When Ottawa asked the Canadian navy to prepare three vessels for service in the volatile Persian Gulf last month, senior naval commanders hastily sought out state-of-the-art weapons systems to protect their ships. They found the weapons in storage at shipyards and navy warehouses in Saint John, N.B., and Montreal—awaiting installation in 12 new Canadian patrol frigates. But critics pointed out that the frigates themselves should have been ready for action. After nearly 12 years of planning and seven years of construction, the first frigate, HMCS Halifax, is only now undergoing sea trials. Said Peter Haydon, a retired navy commander in Bedford, N.S., who is vice-chairman (sea) of the Conference of Defence Associations, a military advocacy group: “The Halifax is a fantastic ship—
exactly the kind of thing we should have out there in the Gulf.”
But the controversial, $6.2-billion frigate program has encountered technical, financial and political setbacks since soon after the Liberal government of Pierre Trudeau awarded an initial contract for six frigates to the K. C. Irvingowned Saint John Shipbuilding Ltd. in June, 1983. And recently, a dispute between Saint John Shipbuilding and its main subcontractor has added to the ships’ problems. At the Liberals’ request, the Saint John yard subcontracted construction of three of the first six frigates to Quebec shipyards now owned by Marine Industries Ltd. (MIL), itself 65-per-cent owned by the Quebec government. Then, in June, Saint John Shipbuilding launched a $ 1.7-billion suit against MIL, claiming that the Quebec company had failed to meet construction deadlines.
MIL spokesmen now say that Saint John Shipbuilding underestimated the vessels’ costs and asked for no fewer than 45,000 design changes to the frigates. Said Dalhousie University military analyst Danford Middlemiss: “Spreading
the contract around like this was done for purely political reasons so everyone could get their finger into the pie.” Declared Haydon: “You can’t point the finger of blame for this mess at any one thing.
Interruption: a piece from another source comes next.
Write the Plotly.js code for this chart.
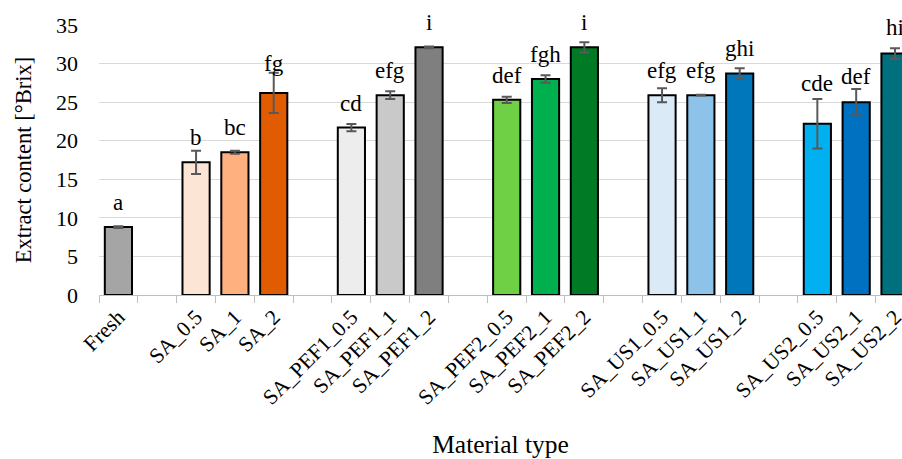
<!DOCTYPE html>
<html>
<head>
<meta charset="utf-8">
<script src="https://cdn.plot.ly/plotly-3.0.1.min.js"></script>
<style>html,body{margin:0;padding:0;background:#fff;}#chart{width:902px;height:459px;}</style>
</head>
<body>
<div id="chart"></div>
<script>
// Axis order, with empty slots between groups (tick labels)
const axisCategories = ["Fresh", " ", "SA_0.5", "SA_1", "SA_2", "  ",
  "SA_PEF1_0.5", "SA_PEF1_1", "SA_PEF1_2", "   ",
  "SA_PEF2_0.5", "SA_PEF2_1", "SA_PEF2_2", "    ",
  "SA_US1_0.5", "SA_US1_1", "SA_US1_2", "     ",
  "SA_US2_0.5", "SA_US2_1", "SA_US2_2"];

const categories = ["Fresh", "SA_0.5", "SA_1", "SA_2",
  "SA_PEF1_0.5", "SA_PEF1_1", "SA_PEF1_2",
  "SA_PEF2_0.5", "SA_PEF2_1", "SA_PEF2_2",
  "SA_US1_0.5", "SA_US1_1", "SA_US1_2",
  "SA_US2_0.5", "SA_US2_1", "SA_US2_2"];

const extractValues = [8.8, 17.2, 18.5, 26.2,
  21.7, 25.9, 32.1,
  25.3, 28.0, 32.1,
  25.9, 25.9, 28.7,
  22.2, 25.0, 31.3];

const errorValues = [0.12, 1.5, 0.2, 2.6,
  0.48, 0.5, 0.1,
  0.4, 0.5, 0.65,
  0.9, 0.05, 0.7,
  3.2, 1.7, 0.67];

const letters = ["a", "b", "bc", "fg",
  "cd", "efg", "i",
  "def", "fgh", "i",
  "efg", "efg", "ghi",
  "cde", "def", "hi"];

// level (in °Brix) that each significance letter sits on
const letterLevel = [8.8, 17.2, 18.5, 26.8,
  21.7, 25.9, 32.1,
  25.3, 28.0, 32.1,
  25.9, 25.9, 28.8,
  24.2, 25.1, 31.5];

const barColors = ["#a5a5a5", "#fde5d6", "#ffb07f", "#e15b00",
  "#ededed", "#c9c9c9", "#7f7f7f",
  "#6fcf45", "#00b04f", "#007a24",
  "#daeaf7", "#8dc3e8", "#0077bb",
  "#00b0f0", "#0070c0", "#00707f"];

const FONT = "'Liberation Serif', 'Times New Roman', serif";

const trace = {
  type: "bar",
  x: categories,
  y: extractValues,
  marker: {color: barColors, line: {color: "#000000", width: 2}},
  error_y: {type: "data", array: errorValues, visible: true, color: "#595959", thickness: 2, width: 5},
  hoverinfo: "skip"
};

const annotations = categories.map((c, i) => ({
  x: c, y: letterLevel[i], xref: "x", yref: "y",
  text: letters[i], showarrow: false,
  yanchor: "bottom", yshift: 10,
  font: {family: FONT, size: 23, color: "#000000"}
}));

const layout = {
  width: 902, height: 459,
  margin: {l: 99, r: 0, t: 25, b: 164},
  paper_bgcolor: "#ffffff", plot_bgcolor: "#ffffff",
  showlegend: false,
  bargap: 0.3,
  font: {family: FONT, color: "#000000"},
  xaxis: {
    type: "category",
    categoryorder: "array",
    categoryarray: axisCategories,
    range: [-0.5, 20.18],
    tickson: "boundaries",
    ticks: "outside", ticklen: 7, tickcolor: "#bfbfbf", tickwidth: 1,
    showline: true, linecolor: "#bfbfbf", linewidth: 1,
    showgrid: false,
    tickangle: -45,
    tickfont: {family: FONT, size: 21.5, color: "#000000"},
    title: {text: "Material type", font: {family: FONT, size: 25.5, color: "#000000"}, standoff: 30},
    automargin: false, fixedrange: true
  },
  yaxis: {
    range: [0, 35],
    dtick: 5,
    showgrid: true, gridcolor: "#d9d9d9", gridwidth: 1,
    zeroline: false, showline: false,
    ticks: "", ticklabelstandoff: 20,
    tickfont: {family: FONT, size: 22, color: "#000000"},
    title: {text: "Extract content [°Brix]", font: {family: FONT, size: 22.5, color: "#000000"}, standoff: 18},
    automargin: false, fixedrange: true
  },
  annotations: annotations
};

Plotly.newPlot("chart", [trace], layout, {staticPlot: true, displayModeBar: false});
</script>
</body>
</html>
It’s too complicated.”
As a result, Haydon said that the Canadian government needs to reassess the way in which it buys warships. For one thing, he noted, Ottawa must maintain more control over both ship design and contract supervision—rather than leave the work up to private industry alone. Canada, Haydon added, “is the only country in the world building frigates with this kind of self-inflicted pain.”
Meanwhile, National Defence spokesman Maj. Walter Chipchase said that the Halifax, originally scheduled for delivery in October, 1989, “won’t be ready for at least a year.” Its sister ships, he added, will be ready later in the 1990s—-almost two decades after Ottawa set out to modernize the navy.